Posted Sep 15, 2021 - 18:37 EDT

Resolved
The remaining paths on app-11 have been corrected. This issue is now resolved.

AppNeta Engineering is investigating the root cause of this issue and will post a post-mortem once our investigation is complete.
Posted Sep 02, 2021 - 14:36 EDT
Update
The majority of paths on app-11 with an incorrect status have been corrected. We are continuing to work towards recovery of a small subset of remaining paths
Posted Sep 01, 2021 - 17:30 EDT
Update
On the app-11 application node, we experienced performance issues beginning at 14:26PM EDT. A fix was put in place and recovery began at 18:40PM EDT.
A subset of path statuses have not been updated and our team is working towards recovery.
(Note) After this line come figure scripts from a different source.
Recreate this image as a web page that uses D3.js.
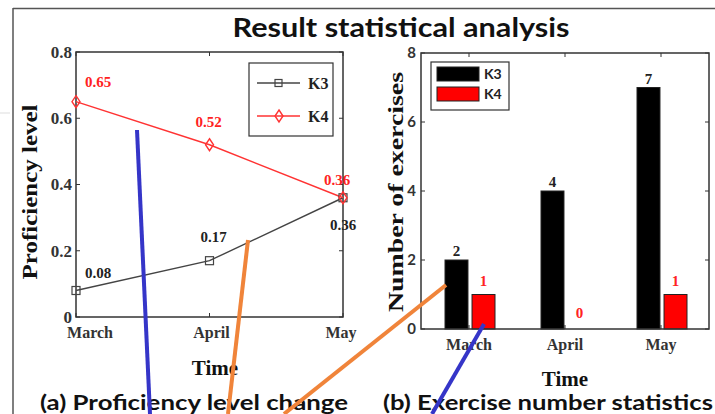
<!DOCTYPE html>
<html>
<head>
<meta charset="utf-8">
<script src="https://cdn.jsdelivr.net/npm/d3@7"></script>
<style>
  body { margin: 0; background: #fff; }
  svg { display: block; }
  .serif { font-family: "Liberation Serif", "Times New Roman", serif; font-weight: bold; }
  .sans { font-family: Lato, "Open Sans", sans-serif; font-weight: bold; }
</style>
</head>
<body>
<svg id="chart" width="715" height="414"></svg>
<script>
// donnees
var months = ["March", "April", "May"];
var series = ["K3", "K4"];
var proficiencyK3 = [0.08, 0.17, 0.36];
var proficiencyK4 = [0.65, 0.52, 0.36];
var exercisesK3 = [2, 4, 7];
var exercisesK4 = [1, 0, 1];
var profTicks = [0, 0.2, 0.4, 0.6, 0.8];
var exTicks = [0, 2, 4, 6, 8];
var seriesColor = { K3: "#444", K4: "#ff3333" };
var barColor = { K3: "#000", K4: "#ff0000" };

// traits de couleur ajoutes par-dessus la figure (annotations)
var overlayStrokes = [
  { color: "#3535c8", pts: [[137, 130], [150, 414]] },
  { color: "#f0843a", pts: [[248, 240], [228, 414]] },
  { color: "#f0843a", pts: [[446, 285], [284, 414]] },
  { color: "#3535c8", pts: [[484, 324], [432, 414]] }
];

var svg = d3.select("#chart");

// cadre exterieur
svg.append("line").attr("x1", 0).attr("x2", 10).attr("y1", 113).attr("y2", 113)
  .attr("stroke", "#ddd").attr("stroke-width", 1);
svg.append("line").attr("x1", 13).attr("x2", 715).attr("y1", 8.5).attr("y2", 8.5)
  .attr("stroke", "#555").attr("stroke-width", 1.5);
svg.append("line").attr("x1", 13).attr("x2", 13).attr("y1", 8).attr("y2", 414)
  .attr("stroke", "#555").attr("stroke-width", 1.5);

svg.append("text").attr("class", "sans")
  .attr("x", 401).attr("y", 37).attr("text-anchor", "middle")
  .attr("font-size", "27px").attr("fill", "#111")
  .attr("textLength", 337).attr("lengthAdjust", "spacingAndGlyphs")
  .text("Result statistical analysis");

function drawBox(g, x0, x1, y0, y1) {
  g.append("rect").attr("x", x0).attr("y", y0)
    .attr("width", x1 - x0).attr("height", y1 - y0)
    .attr("fill", "none").attr("stroke", "#333").attr("stroke-width", 1.5);
}

// ---------- (a) niveau ----------
var gA = svg.append("g");
var xA = d3.scalePoint().domain(months).range([76, 343]);
var yA = d3.scaleLinear().domain([0, 0.8]).range([317, 52]);

drawBox(gA, 76, 343, 52, 317);

// ticks interieurs
profTicks.forEach(function(t) {
  gA.append("line").attr("x1", 76).attr("x2", 80).attr("y1", yA(t)).attr("y2", yA(t)).attr("stroke", "#333");
  gA.append("line").attr("x1", 339).attr("x2", 343).attr("y1", yA(t)).attr("y2", yA(t)).attr("stroke", "#333");
  gA.append("text").attr("class", "serif")
    .attr("x", 72).attr("y", yA(t)).attr("dy", "0.35em")
    .attr("text-anchor", "end").attr("font-size", "17px").attr("fill", "#333")
    .text(t === 0 ? "0" : d3.format(".1f")(t));
});
months.forEach(function(m, i) {
  gA.append("line").attr("x1", xA(m)).attr("x2", xA(m)).attr("y1", 317).attr("y2", 313).attr("stroke", "#333");
  gA.append("line").attr("x1", xA(m)).attr("x2", xA(m)).attr("y1", 52).attr("y2", 56).attr("stroke", "#333");
  gA.append("text").attr("class", "serif")
    .attr("x", xA(m) + (i === 0 ? 14 : i === 2 ? -2 : 2)).attr("y", 338)
    .attr("text-anchor", "middle").attr("font-size", "16px").attr("fill", "#333")
    .text(m);
});

gA.append("text").attr("class", "serif")
  .attr("transform", "translate(37,192) rotate(-90)")
  .attr("text-anchor", "middle").attr("font-size", "22px").attr("fill", "#111")
  .attr("textLength", 175).attr("lengthAdjust", "spacingAndGlyphs")
  .text("Proficiency level");
gA.append("text").attr("class", "serif")
  .attr("x", 215).attr("y", 375).attr("text-anchor", "middle")
  .attr("font-size", "21px").attr("fill", "#111").text("Time");
gA.append("text").attr("class", "sans")
  .attr("x", 194).attr("y", 410).attr("text-anchor", "middle")
  .attr("font-size", "20px").attr("fill", "#111")
  .attr("textLength", 308).attr("lengthAdjust", "spacingAndGlyphs")
  .text("(a) Proficiency level change");

var line = d3.line().x(function(d, i) { return xA(months[i]); }).y(function(d) { return yA(d); });

gA.append("path").datum(proficiencyK3).attr("d", line)
  .attr("fill", "none").attr("stroke", seriesColor.K3).attr("stroke-width", 1.4);
gA.append("path").datum(proficiencyK4).attr("d", line)
  .attr("fill", "none").attr("stroke", seriesColor.K4).attr("stroke-width", 1.4);

gA.selectAll(".sq").data(proficiencyK3).enter().append("rect")
  .attr("x", function(d, i) { return xA(months[i]) - 4; })
  .attr("y", function(d) { return yA(d) - 4; })
  .attr("width", 8).attr("height", 8)
  .attr("fill", "none").attr("stroke", seriesColor.K3).attr("stroke-width", 1.2);

var diamond = "M0,-6L4,0L0,6L-4,0Z";
gA.selectAll(".dia").data(proficiencyK4).enter().append("path")
  .attr("d", diamond)
  .attr("transform", function(d, i) { return "translate(" + xA(months[i]) + "," + yA(d) + ")"; })
  .attr("fill", "none").attr("stroke", seriesColor.K4).attr("stroke-width", 1.4);

// etiquettes de valeurs
var offK3 = [[22, -13], [4, -19], [0, 32]];
var offK4 = [[22, -15], [-1, -18], [-6, -13]];
proficiencyK3.forEach(function(v, i) {
  gA.append("text").attr("class", "serif")
    .attr("x", xA(months[i]) + offK3[i][0]).attr("y", yA(v) + offK3[i][1])
    .attr("text-anchor", "middle").attr("font-size", "15px").attr("fill", "#222")
    .text(d3.format(".2f")(v));
});
proficiencyK4.forEach(function(v, i) {
  gA.append("text").attr("class", "serif")
    .attr("x", xA(months[i]) + offK4[i][0]).attr("y", yA(v) + offK4[i][1])
    .attr("text-anchor", "middle").attr("font-size", "15px").attr("fill", "#ff2222")
    .text(d3.format(".2f")(v));
});

// legende (a)
var legA = gA.append("g");
legA.append("rect").attr("x", 249).attr("y", 63).attr("width", 84).attr("height", 73)
  .attr("fill", "#fff").attr("stroke", "#333").attr("stroke-width", 1.2);
series.forEach(function(s, i) {
  var ly = 83 + i * 33;
  legA.append("line").attr("x1", 257).attr("x2", 300).attr("y1", ly).attr("y2", ly)
    .attr("stroke", seriesColor[s]).attr("stroke-width", 1.4);
  if (s === "K3") {
    legA.append("rect").attr("x", 275).attr("y", ly - 3.5).attr("width", 7).attr("height", 7)
      .attr("fill", "none").attr("stroke", seriesColor[s]).attr("stroke-width", 1.2);
  } else {
    legA.append("path").attr("d", diamond).attr("transform", "translate(279," + ly + ")")
      .attr("fill", "none").attr("stroke", seriesColor[s]).attr("stroke-width", 1.4);
  }
  legA.append("text").attr("class", "serif")
    .attr("x", 308).attr("y", ly).attr("dy", "0.35em")
    .attr("font-size", "16px").attr("fill", "#222").text(s);
});

// ---------- (b) exercices ----------
var gB = svg.append("g");
var xB = d3.scaleBand().domain(months).range([421, 709]).padding(0);
var xSub = d3.scaleBand().domain(series).range([-24, 26]).paddingInner(0.15);
var yB = d3.scaleLinear().domain([0, 8]).range([329, 53]);

exTicks.forEach(function(t) {
  gB.append("line").attr("x1", 421).attr("x2", 425).attr("y1", yB(t)).attr("y2", yB(t)).attr("stroke", "#333");
  gB.append("line").attr("x1", 705).attr("x2", 709).attr("y1", yB(t)).attr("y2", yB(t)).attr("stroke", "#333");
  gB.append("text").attr("class", "sans")
    .attr("x", 416).attr("y", yB(t)).attr("dy", "0.36em")
    .attr("text-anchor", "end").attr("font-size", "15px").attr("fill", "#333")
    .text(t);
});
months.forEach(function(m) {
  var cx = xB(m) + xB.bandwidth() / 2;
  gB.append("line").attr("x1", cx).attr("x2", cx).attr("y1", 329).attr("y2", 325).attr("stroke", "#333");
  gB.append("line").attr("x1", cx).attr("x2", cx).attr("y1", 53).attr("y2", 57).attr("stroke", "#333");
  gB.append("text").attr("class", "serif")
    .attr("x", cx).attr("y", 350)
    .attr("text-anchor", "middle").attr("font-size", "16px").attr("fill", "#333")
    .text(m);
});

var barData = [];
months.forEach(function(m, i) {
  barData.push({ month: m, s: "K3", v: exercisesK3[i] });
  barData.push({ month: m, s: "K4", v: exercisesK4[i] });
});

gB.selectAll(".bar").data(barData).enter().append("rect")
  .attr("x", function(d) { return xB(d.month) + xB.bandwidth() / 2 + xSub(d.s); })
  .attr("y", function(d) { return yB(d.v); })
  .attr("width", xSub.bandwidth())
  .attr("height", function(d) { return yB(0) - yB(d.v); })
  .attr("fill", function(d) { return barColor[d.s]; })
  .attr("stroke", function(d) { return d.v > 0 ? "#222" : "none"; })
  .attr("stroke-width", 1);

gB.selectAll(".blab").data(barData).enter().append("text")
  .attr("class", "serif")
  .attr("x", function(d) { return xB(d.month) + xB.bandwidth() / 2 + xSub(d.s) + xSub.bandwidth() / 2; })
  .attr("y", function(d) { return yB(d.v) - (d.s === "K3" ? 4 : d.v === 0 ? 11 : 9); })
  .attr("text-anchor", "middle").attr("font-size", "15px")
  .attr("fill", function(d) { return d.s === "K3" ? "#222" : "#ff2222"; })
  .text(function(d) { return d.v; });

drawBox(gB, 421, 709, 53, 329);

gB.append("text").attr("class", "serif")
  .attr("transform", "translate(403,192) rotate(-90)")
  .attr("text-anchor", "middle").attr("font-size", "22px").attr("fill", "#111")
  .attr("textLength", 240).attr("lengthAdjust", "spacingAndGlyphs")
  .text("Number of exercises");
gB.append("text").attr("class", "serif")
  .attr("x", 565).attr("y", 386).attr("text-anchor", "middle")
  .attr("font-size", "21px").attr("fill", "#111").text("Time");
gB.append("text").attr("class", "sans")
  .attr("x", 548).attr("y", 410).attr("text-anchor", "middle")
  .attr("font-size", "20px").attr("fill", "#111")
  .attr("textLength", 330).attr("lengthAdjust", "spacingAndGlyphs")
  .text("(b) Exercise number statistics");

// legende (b)
var legB = gB.append("g");
legB.append("rect").attr("x", 431).attr("y", 62).attr("width", 78).attr("height", 48)
  .attr("fill", "#fff").attr("stroke", "#333").attr("stroke-width", 1.2);
series.forEach(function(s, i) {
  var ly = 67 + i * 20;
  legB.append("rect").attr("x", 437).attr("y", ly).attr("width", 42).attr("height", 14)
    .attr("fill", barColor[s]).attr("stroke", "#222").attr("stroke-width", 1);
  legB.append("text").attr("class", "sans")
    .attr("x", 484).attr("y", ly + 7).attr("dy", "0.36em")
    .attr("font-size", "14px").attr("fill", "#222").text(s);
});

// annotations
overlayStrokes.forEach(function(o) {
  svg.append("path").attr("d", d3.line()(o.pts))
    .attr("stroke", o.color).attr("stroke-width", 4).attr("fill", "none");
});
</script>
</body>
</html>
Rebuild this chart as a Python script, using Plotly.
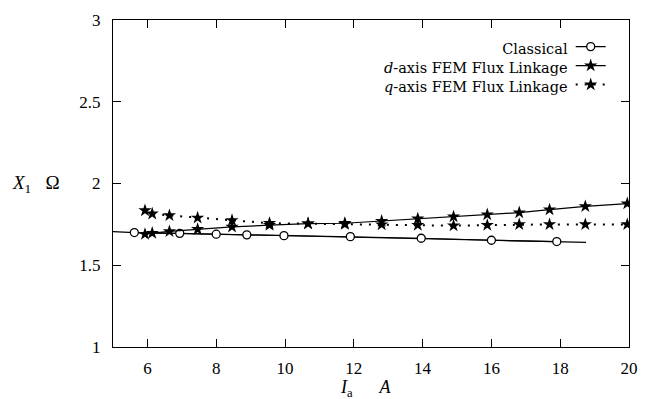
import plotly.graph_objects as go

# Classical (line extends beyond marked points)
classical_line_x = [5.0, 5.62, 6.94, 8.0, 8.89, 9.97, 11.9, 13.96, 16.0, 17.9, 18.75]
classical_line_y = [1.706, 1.700, 1.695, 1.690, 1.686, 1.681, 1.675, 1.665, 1.653, 1.645, 1.640]
classical_pts_x = [5.62, 6.94, 8.0, 8.89, 9.97, 11.9, 13.96, 16.0, 17.9]
classical_pts_y = [1.700, 1.695, 1.690, 1.686, 1.681, 1.675, 1.665, 1.653, 1.645]

# FEM flux-linkage series
fem_x = [5.93, 6.14, 6.64, 7.46, 8.46, 9.55, 10.67, 11.74, 12.81, 13.86, 14.9, 15.88, 16.81, 17.69, 18.73, 19.95]
d_axis_y = [1.690, 1.697, 1.707, 1.720, 1.735, 1.745, 1.755, 1.757, 1.770, 1.785, 1.797, 1.810, 1.822, 1.840, 1.860, 1.877]
q_axis_y = [1.835, 1.815, 1.805, 1.790, 1.775, 1.757, 1.755, 1.751, 1.749, 1.745, 1.742, 1.745, 1.750, 1.750, 1.750, 1.750]

legend_labels = ["Classical", "<i>d</i>-axis FEM Flux Linkage", "<i>q</i>-axis FEM Flux Linkage"]
x_ticks = [6, 8, 10, 12, 14, 16, 18, 20]
y_ticks = [1, 1.5, 2, 2.5, 3]
y_tick_text = ["1", "1.5", "2", "2.5", "3"]

FONT = "Liberation Serif, DejaVu Serif, serif"
LEG_FONT = "DejaVu Serif, Liberation Serif, serif"

fig = go.Figure()
fig.add_trace(go.Scatter(x=classical_line_x, y=classical_line_y, mode="lines",
                         line=dict(color="black", width=1.2), showlegend=False, hoverinfo="skip"))
fig.add_trace(go.Scatter(x=classical_pts_x, y=classical_pts_y, mode="lines+markers", name=" ",
                         line=dict(color="black", width=1.2),
                         marker=dict(symbol="circle", size=8, color="white",
                                     line=dict(color="black", width=1.3))))
fig.add_trace(go.Scatter(x=fem_x, y=d_axis_y, mode="lines+markers", name=" ",
                         line=dict(color="black", width=1.2),
                         marker=dict(symbol="star", size=10, color="black", line=dict(width=0))))
fig.add_trace(go.Scatter(x=fem_x, y=q_axis_y, mode="lines+markers", name=" ",
                         line=dict(color="black", width=2, dash="2px,7px"),
                         marker=dict(symbol="star", size=10, color="black", line=dict(width=0))))

axis_common = dict(showline=True, linecolor="black", linewidth=1, mirror="ticks",
                   ticks="inside", ticklen=8, tickcolor="black", tickwidth=1,
                   showgrid=False, zeroline=False,
                   tickfont=dict(family=FONT, size=17, color="black"))

fig.update_xaxes(range=[5, 20], tickvals=x_ticks, ticklabelstandoff=6, **axis_common)
fig.update_yaxes(range=[1, 3], tickvals=y_ticks, ticktext=y_tick_text, ticklabelstandoff=8, **axis_common)

annotations = [
    dict(xref="paper", yref="y", x=-0.2, y=2, xanchor="left", yanchor="middle",
         text="<i>X</i><sub>1</sub>   Ω", showarrow=False,
         font=dict(family=FONT, size=19, color="black")),
    dict(xref="paper", yref="paper", x=0.49, y=-0.127, xanchor="center", yanchor="middle",
         text="<i>I</i><sub>a</sub>      <i>A</i>", showarrow=False,
         font=dict(family=FONT, size=18, color="black")),
    dict(xref="paper", yref="paper", x=0.886, y=0.852, xanchor="right", yanchor="middle",
         align="right", text="<br>".join(legend_labels), showarrow=False,
         font=dict(family=LEG_FONT, size=14.5, color="black")),
]

fig.update_layout(
    width=649, height=399,
    margin=dict(l=113, r=11, t=15, b=52),
    paper_bgcolor="white", plot_bgcolor="white",
    font=dict(family=FONT, color="black"),
    annotations=annotations,
    legend=dict(x=0.887, y=0.963, xanchor="left", yanchor="top",
                bgcolor="rgba(0,0,0,0)", font=dict(size=8, family=FONT),
                tracegroupgap=0, itemwidth=30),
    showlegend=True,
)

fig.write_html("out.html")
We’ll share update as we progress further.
AppNeta Engineering is investigating the root cause of this issue and will post a post-mortem once our investigation is complete.
Posted Sep 01, 2021 - 11:45 EDT
Monitoring
A fix has been implemented and we are monitoring the results.
Posted Aug 31, 2021 - 19:06 EDT
Identified
We’ve identified performance issues for the users logging in to app-11 application node.
Our engineers are investigating the cause. As we are working on the resolution, services may become unavailable for a short period of time.
Posted Aug 31, 2021 - 17:04 EDT
This incident affected: AppNeta Performance Manager - App, AppNeta Performance Manager - Login, Enterprise Monitoring Points, Global Monitoring Points, Experience Monitoring, Delivery Monitoring, Usage Monitoring, AppNeta APIs and Help & Resources (AppNeta Help Desk).